Written task
Count each line in which the word "using" appears. Reply with the total and nothing more.

((

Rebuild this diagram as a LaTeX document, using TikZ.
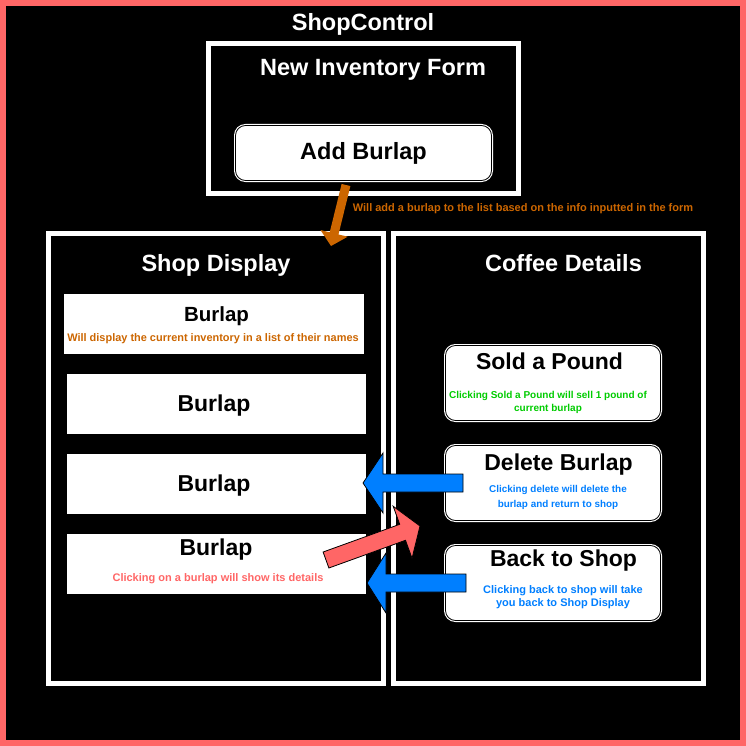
\documentclass[tikz,border=0pt]{standalone}
\usepackage{fontspec}
\setmainfont{Liberation Sans}
\usetikzlibrary{calc}
\definecolor{cOrange}{HTML}{CC6600}
\definecolor{cRed}{HTML}{FF6666}
\definecolor{cGreen}{HTML}{00CC00}
\definecolor{cBlue}{HTML}{007FFF}
% #1 style, #2 start coord, #3 end coord, #4 shaft half width, #5 head half width, #6 head length
\newcommand\blockarrow[6]{%
  \coordinate (#2-#3-hb) at ($(#3)!#6!(#2)$);
  \path[#1] ($(#2)!#4!90:(#3)$) -- ($(#2-#3-hb)!#4!90:(#3)$) -- ($(#2-#3-hb)!#5!90:(#3)$)
    -- (#3) -- ($(#2-#3-hb)!#5!-90:(#3)$) -- ($(#2-#3-hb)!#4!-90:(#3)$) -- ($(#2)!#4!-90:(#3)$) -- cycle;
}
\begin{document}
\begin{tikzpicture}[x=1pt,y=-1pt,
  frame/.style={draw=white, line width=5pt},
  title/.style={text=white, inner sep=0pt, anchor=base, font=\bfseries\fontsize{23.5}{28}\selectfont},
  big/.style={text=black, inner sep=0pt, anchor=base, font=\bfseries\fontsize{#1}{28}\selectfont},
  small/.style={inner sep=0pt, anchor=base, font=\bfseries\fontsize{#1}{13}\selectfont},
  item/.style={fill=white, draw=white, inner sep=0pt},
  btn/.style={fill=white, draw=black, line width=0.8pt, rounded corners=10pt, inner sep=0pt,
    preaction={draw=white, line width=3pt}},
  barrow/.style={fill=#1, draw=black, line width=0.8pt, line join=miter}
]
\useasboundingbox (0,0) rectangle (746,746);
\fill[black] (0,0) rectangle (746,746);
\draw[cRed, line width=6pt] (3,3) rectangle (743,743);

% frames
\draw[frame] (208.5,43.5) rectangle (518.5,193.5);
\draw[frame] (48.5,233.5) rectangle (383.5,683.5);
\draw[frame] (393.5,233.5) rectangle (703.5,683.5);

% titles
\node[title] (tShopControl) at (363,31) {ShopControl};
\node[title] (tForm) at (373,76) {New Inventory Form};
\node[title] (tShop) at (216,271) {Shop Display};
\node[title] (tCoffee) at (563.5,271) {Coffee Details};

% add burlap button
\node[btn, minimum width=256pt, minimum height=55pt] (addb) at (363.5,153) {};
\node[big=23.5] (addbT) at (363.5,160) {Add Burlap};

% shop display items
\node[item, minimum width=299pt, minimum height=59pt] (item1) at (213.5,323.5) {};
\node[big=20.5] (item1T) at (216.5,321) {Burlap};
\node[small=10.95, text=cOrange] (item1S) at (213,341) {Will display the current inventory in a list of their names};
\node[item, minimum width=298pt, minimum height=59pt] (item2) at (216,403.5) {};
\node[big=23] (item2T) at (214,411) {Burlap};
\node[item, minimum width=298pt, minimum height=59pt] (item3) at (216,483.5) {};
\node[big=23] (item3T) at (214,491) {Burlap};
\node[item, minimum width=298pt, minimum height=59pt] (item4) at (216,563.5) {};
\node[big=23] (item4T) at (216,555) {Burlap};
\node[small=11, text=cRed] (item4S) at (218,581) {Clicking on a burlap will show its details};

% coffee details buttons
\node[btn, minimum width=215pt, minimum height=75pt] (sold) at (553,383) {};
\node[big=23] (soldT) at (549.5,369) {Sold a Pound};
\node[small=10, text=cGreen] (soldS1) at (548,398) {Clicking Sold a Pound will sell 1 pound of};
\node[small=10, text=cGreen] (soldS2) at (548,411) {current burlap};

\node[btn, minimum width=215pt, minimum height=75pt] (del) at (553,483) {};
\node[big=23] (delT) at (558.5,470) {Delete Burlap};
\node[small=9.9, text=cBlue] (delS1) at (558,492) {Clicking delete will delete the};
\node[small=9.9, text=cBlue] (delS2) at (558,507) {burlap and return to shop};

\node[btn, minimum width=215pt, minimum height=75pt] (back) at (553,583) {};
\node[big=23] (backT) at (563.5,566) {Back to Shop};
\node[small=11, text=cBlue] (backS1) at (563,593) {Clicking back to shop will take};
\node[small=11, text=cBlue] (backS2) at (563,606) {you back to Shop Display};

% orange arrow label
\node[small=11, text=cOrange] (oLabel) at (523,211) {Will add a burlap to the list based on the info inputted in the form};

% arrows
\coordinate (oS) at (346,185);
\coordinate (oE) at (331,246);
\blockarrow{fill=cOrange}{oS}{oE}{4.5pt}{14pt}{13pt}

\coordinate (b1S) at (463,483);
\coordinate (b1E) at (363,483);
\blockarrow{barrow=cBlue}{b1S}{b1E}{9pt}{30pt}{20pt}

\coordinate (b2S) at (466,583);
\coordinate (b2E) at (367,583);
\blockarrow{barrow=cBlue}{b2S}{b2E}{9pt}{30pt}{19pt}

\coordinate (rS) at (326,560);
\coordinate (rE) at (420,526);
\blockarrow{barrow=cRed}{rS}{rE}{8.5pt}{27.7pt}{18.5pt}
\end{tikzpicture}
\end{document}
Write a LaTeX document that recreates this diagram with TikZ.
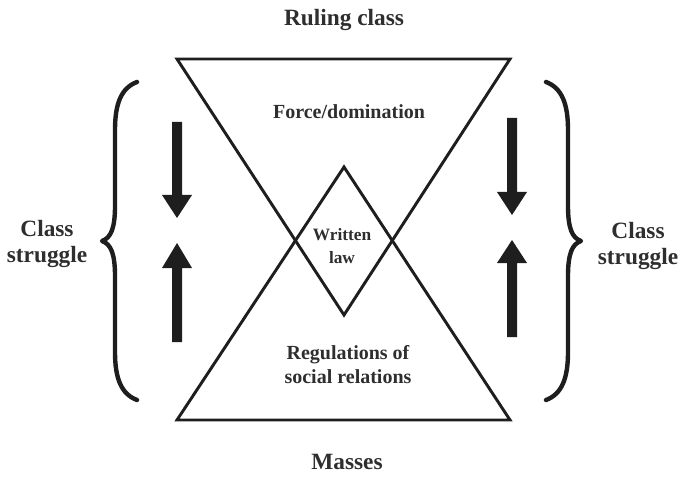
\documentclass[tikz,border=0pt]{standalone}
\usepackage{fontspec}
\setmainfont{Liberation Serif}
\usepackage{tikz}
\usetikzlibrary{positioning}
\definecolor{inkline}{HTML}{1E1E1E}
\definecolor{inktext}{HTML}{2E2E2E}

\begin{document}
\begin{tikzpicture}[x=0.75pt, y=-0.75pt,
		tri/.style={draw=inkline, line width=2.2pt, line join=miter},
		label/.style={text=inktext, font=\bfseries\fontsize{17.5}{20}\selectfont, align=center, inner sep=0},
		inlabel/.style={text=inktext, font=\bfseries\fontsize{15}{18}\selectfont, align=center, inner sep=0},
		blockarrow/.style={fill=inkline},
		bracepen/.style={draw=inkline, line width=3.3pt, line cap=round, line join=round}]
		\useasboundingbox (0,0) rectangle (684,477);
		
		% the two triangles
		\draw[tri] (177,59) -- (510,59) -- (344,315) -- cycle;
		\draw[tri] (177,420) -- (510,420) -- (344,167) -- cycle;
		
		\node at (344,20)[label](ruling){Ruling class};
		\node at (347,462)[label](masses){Masses};
		\node at (349,112)[inlabel](force){Force/domination};
		\node at (342,246)[inlabel, font=\bfseries\fontsize{13}{17}\selectfont](law){Written\\law};
		\node at (348,365)[inlabel, font=\bfseries\fontsize{15}{18}\selectfont](regul){Regulations of\\social relations};
		\node at (47,244)[label, font=\bfseries\fontsize{17.5}{20}\selectfont](lstruggle){Class\\struggle};
		\node at (638,246)[label, font=\bfseries\fontsize{17.5}{20}\selectfont](rstruggle){Class\\struggle};
		
		% braces
		\draw[bracepen] (137,82) .. controls (121,88) and (115,104) .. (115,130) -- (115,206) .. controls (115,228) and (111,238) .. (102,241) .. controls (111,244) and (115,254) .. (115,276) -- (115,352) .. controls (115,378) and (121,394) .. (137,400);
		\draw[bracepen] (546,82) .. controls (562,88) and (568,104) .. (568,130) -- (568,206) .. controls (568,228) and (572,238) .. (581,241) .. controls (572,244) and (568,254) .. (568,276) -- (568,352) .. controls (568,378) and (562,394) .. (546,400);
		
		% arrows
		\fill[blockarrow] (172,122) -- (182,122) -- (182,195) -- (192,195) -- (177,218) -- (162,195) -- (172,195) -- cycle;
		\fill[blockarrow] (172,342) -- (182,342) -- (182,268) -- (192,268) -- (177,243) -- (162,268) -- (172,268) -- cycle;
		\fill[blockarrow] (507,118) -- (517,118) -- (517,192) -- (527,192) -- (512,215) -- (497,192) -- (507,192) -- cycle;
		\fill[blockarrow] (507,337) -- (517,337) -- (517,263) -- (527,263) -- (512,240) -- (497,263) -- (507,263) -- cycle;
	\end{tikzpicture}
\end{document}
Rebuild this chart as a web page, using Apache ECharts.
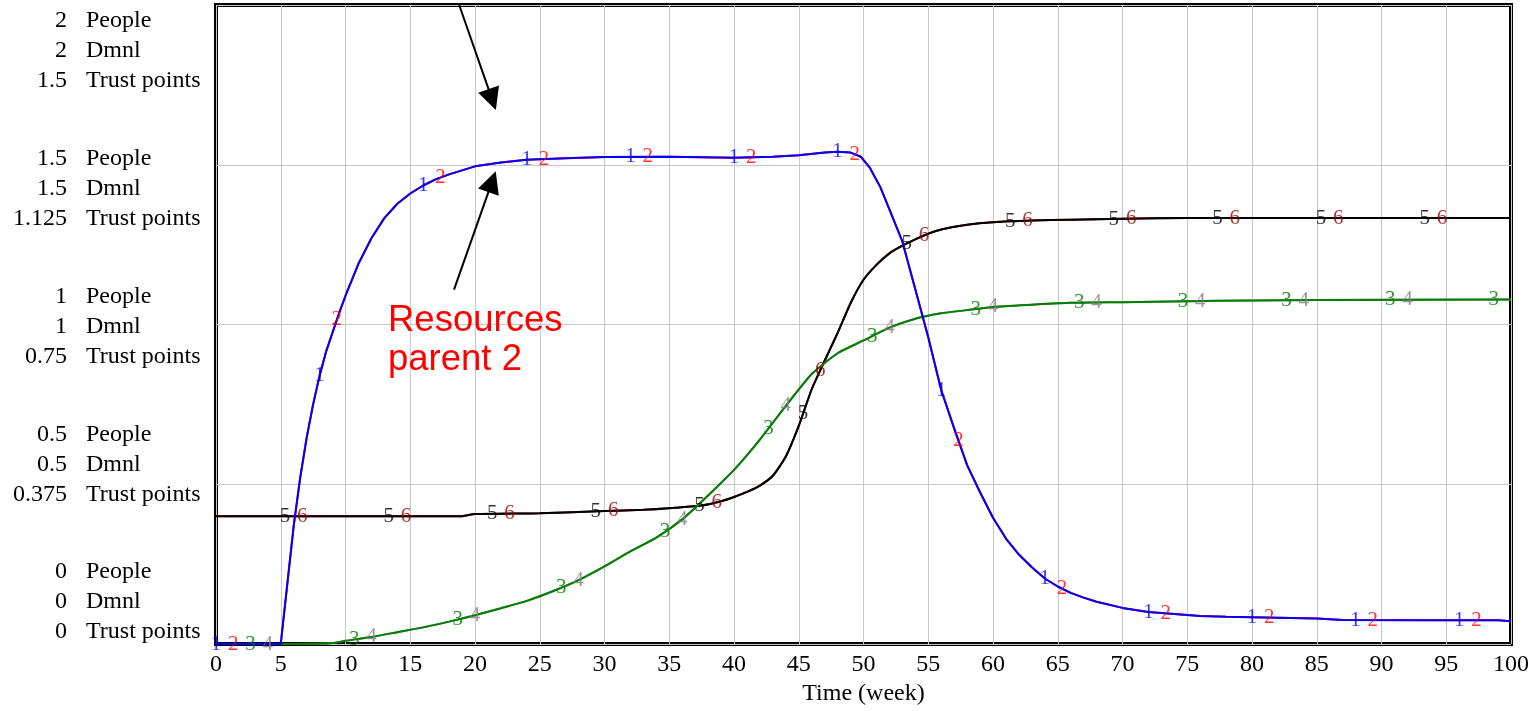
<!DOCTYPE html>
<html><head><meta charset="utf-8">
<script src="https://cdn.jsdelivr.net/npm/echarts@6/dist/echarts.min.js"></script>
<style>html,body{margin:0;padding:0;background:#fff}#c{width:1532px;height:711px}</style>
</head><body><div id="c"></div>
<script>
// ---- tick labels ----
const peopleTicks = ['0', '0.5', '1', '1.5', '2'];
const dmnlTicks = ['0', '0.5', '1', '1.5', '2'];
const trustTicks = ['0', '0.375', '0.75', '1.125', '1.5'];
const unitNames = ['People', 'Dmnl', 'Trust points'];

// ---- series values: [week, value] ----
// series 1 & 2 (People)
const resourcesParent1 = [[0,0],[5,0],[5.5,0.185],[6,0.37],[6.5,0.52],[7,0.645],[7.5,0.75],[8,0.84],[8.5,0.915],[9,0.975],[9.5,1.035],[10,1.09],[11,1.19],[12,1.27],[13,1.333],[14,1.378],[15,1.41],[16,1.435],[17,1.455],[18,1.47],[20,1.495],[22,1.507],[24,1.516],[27,1.52],[30,1.524],[35,1.525],[40,1.522],[43,1.525],[45,1.53],[47,1.538],[48,1.541],[49,1.538],[49.8,1.525],[50.5,1.49],[51.3,1.43],[52,1.36],[53,1.26],[54,1.11],[55,0.96],[56,0.795],[57,0.675],[58,0.56],[59,0.475],[60,0.395],[61,0.33],[62,0.28],[63,0.24],[64,0.205],[65,0.18],[66,0.16],[67,0.145],[68,0.132],[70,0.113],[72,0.1],[74,0.094],[76,0.088],[78,0.085],[80,0.084],[85,0.08],[87,0.075],[95,0.074],[99,0.074],[100,0.071]];
const resourcesParent2 = resourcesParent1.map(p => p.slice());
// series 3 & 4 (Dmnl)
const series3 = [[0,0],[5,0],[8.8,0.002],[10,0.01],[12,0.022],[14,0.037],[16,0.052],[18,0.07],[20,0.09],[22,0.112],[24,0.135],[26,0.165],[28,0.2],[30,0.243],[32,0.29],[34,0.333],[36,0.39],[38,0.465],[40,0.545],[42,0.64],[44,0.745],[46,0.845],[48,0.91],[50,0.95],[52,0.99],[54,1.018],[56,1.035],[58,1.045],[60,1.055],[63,1.062],[66,1.068],[70,1.07],[75,1.073],[80,1.075],[85,1.077],[100,1.078]];
const series4 = series3.map(p => p.slice());
// series 5 & 6 (Trust points)
const series5 = [[0,0.3],[19,0.3],[20,0.305],[25,0.307],[30,0.312],[33,0.315],[35.5,0.32],[37.5,0.325],[39,0.335],[40,0.345],[41,0.357],[42,0.372],[43,0.395],[44,0.44],[45,0.512],[46,0.598],[47,0.665],[48,0.73],[49,0.8],[50,0.855],[51,0.89],[52,0.917],[53,0.935],[54,0.95],[55,0.963],[56,0.973],[58,0.984],[60,0.99],[63,0.994],[66,0.996],[70,0.998],[75,1.0],[100,1.0]];
const series6 = series5.map(p => p.slice());

// marker label placement (weeks): each series starts at its own offset, every 8 weeks
const markerOffsets = [0, 4/3, 8/3, 4, 16/3, 20/3];
const markerStep = 8;

// annotation arrows in data coords (People scale): [start, end]
const arrowDown = [[18.78, 2.0], [21.33, 1.704]];
const arrowUp = [[18.38, 1.109], [21.32, 1.447]];
const annotationText = 'Resources\nparent 2';

const SERIF = 'Liberation Serif';
const defs = [
  {name: 'Resources parent 1', data: resourcesParent1, axis: 0, color: '#0000ff', labelColor: '#0000ff', smooth: false},
  {name: 'Resources parent 2', data: resourcesParent2, axis: 0, color: '#ff0000', labelColor: '#ff0000', smooth: false},
  {name: 'Series 3', data: series3, axis: 1, color: '#008000', labelColor: '#008000', smooth: 0.2},
  {name: 'Series 4', data: series4, axis: 1, color: '#808080', labelColor: '#808080', smooth: 0.2},
  {name: 'Series 5', data: series5, axis: 2, color: '#000000', labelColor: '#000000', smooth: 0.2},
  {name: 'Series 6', data: series6, axis: 2, color: '#800000', labelColor: '#9a0000', smooth: 0.2}
];

function interp(arr, t) {
  for (let i = 1; i < arr.length; i++) {
    if (t <= arr[i][0]) {
      const a = arr[i-1], b = arr[i];
      const f = (t - a[0]) / (b[0] - a[0]);
      return a[1] + f * (b[1] - a[1]);
    }
  }
  return arr[arr.length-1][1];
}

const lineSeries = [];
const labelSeries = [];
defs.forEach((d, i) => {
  const s = {
    type: 'line', name: d.name, xAxisIndex: 0, yAxisIndex: d.axis, data: d.data,
    symbol: 'none', showSymbol: false, smooth: d.smooth,
    lineStyle: {color: d.color, width: 2}, itemStyle: {color: d.color},
    silent: true, z: 2
  };
  if (i === 0) {
    s.markLine = {
      silent: true, symbol: ['none', 'triangle'], symbolSize: 22,
      lineStyle: {color: '#000', width: 2, type: 'solid'}, label: {show: false},
      emphasis: {disabled: true}, animation: false,
      data: [
        [{coord: arrowDown[0]}, {coord: arrowDown[1]}],
        [{coord: arrowUp[0]}, {coord: arrowUp[1]}]
      ]
    };
  }
  lineSeries.unshift(s);
  const pts = [];
  for (let t = markerOffsets[i]; t < 100 - 1e-6; t += markerStep) pts.push([t, interp(d.data, t)]);
  labelSeries.push({
    type: 'scatter', name: d.name + ' labels', xAxisIndex: 0, yAxisIndex: d.axis, data: pts,
    symbol: 'circle', symbolSize: 1, itemStyle: {color: 'rgba(0,0,0,0)'}, silent: true, z: 5,
    label: {show: true, position: 'inside', formatter: String(i + 1), color: d.labelColor,
            fontFamily: SERIF, fontSize: 21}
  });
});

const labelAxisBase = {
  type: 'value', min: 0, max: 2, interval: 0.5,
  axisLine: {show: false}, axisTick: {show: false}, splitLine: {show: false}
};

const chart = echarts.init(document.getElementById('c'), null, {renderer: 'canvas'});
chart.setOption({
  animation: false,
  backgroundColor: '#fff',
  grid: [
    {left: 216, right: 17, top: 5, height: 640, show: true, borderColor: '#000', borderWidth: 4, backgroundColor: 'rgba(0,0,0,0)'},
    {left: 67, width: 1, top: 51, height: 551, show: false},
    {left: 85, width: 1, top: 51, height: 551, show: false}
  ],
  xAxis: [
    {gridIndex: 0, type: 'value', min: 0, max: 100, interval: 5,
     axisLine: {show: false}, axisTick: {show: false},
     splitLine: {show: true, lineStyle: {color: '#c8c8c8', width: 1}},
     axisLabel: {fontFamily: SERIF, fontSize: 24, color: '#000', margin: 9},
     name: 'Time (week)', nameLocation: 'middle', nameGap: 38,
     nameTextStyle: {fontFamily: SERIF, fontSize: 24, color: '#000'}},
    {gridIndex: 1, type: 'value', min: 0, max: 1, show: false},
    {gridIndex: 2, type: 'value', min: 0, max: 1, show: false}
  ],
  yAxis: [
    {gridIndex: 0, type: 'value', min: 0, max: 2, interval: 0.5,
     axisLine: {show: false}, axisTick: {show: false}, axisLabel: {show: false},
     splitLine: {show: true, lineStyle: {color: '#c8c8c8', width: 1}}},
    {gridIndex: 0, type: 'value', min: 0, max: 2, show: false, splitLine: {show: false}},
    {gridIndex: 0, type: 'value', min: 0, max: 1.5, show: false, splitLine: {show: false}},
    Object.assign({}, labelAxisBase, {
      gridIndex: 1, position: 'left',
      axisLabel: {
        margin: 0, align: 'right', verticalAlign: 'middle', lineHeight: 30,
        fontFamily: SERIF, fontSize: 24, color: '#000',
        formatter: (v) => {
          const k = Math.round(v / 0.5);
          return peopleTicks[k] + '\n' + dmnlTicks[k] + '\n' + trustTicks[k];
        }
      }
    }),
    Object.assign({}, labelAxisBase, {
      gridIndex: 2, position: 'right',
      axisLabel: {
        margin: 0, align: 'left', verticalAlign: 'middle', lineHeight: 30,
        fontFamily: SERIF, fontSize: 24, color: '#000',
        formatter: () => unitNames.join('\n')
      }
    })
  ],
  graphic: [
    {type: 'text', left: 388, top: 301, silent: true, z: 10,
     style: {text: annotationText, fill: '#ff0000', fontFamily: 'Liberation Sans', fontSize: 36.5, lineHeight: 39}}
  ],
  series: lineSeries.concat(labelSeries)
});
</script></body></html>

))

Solution for this exercise
2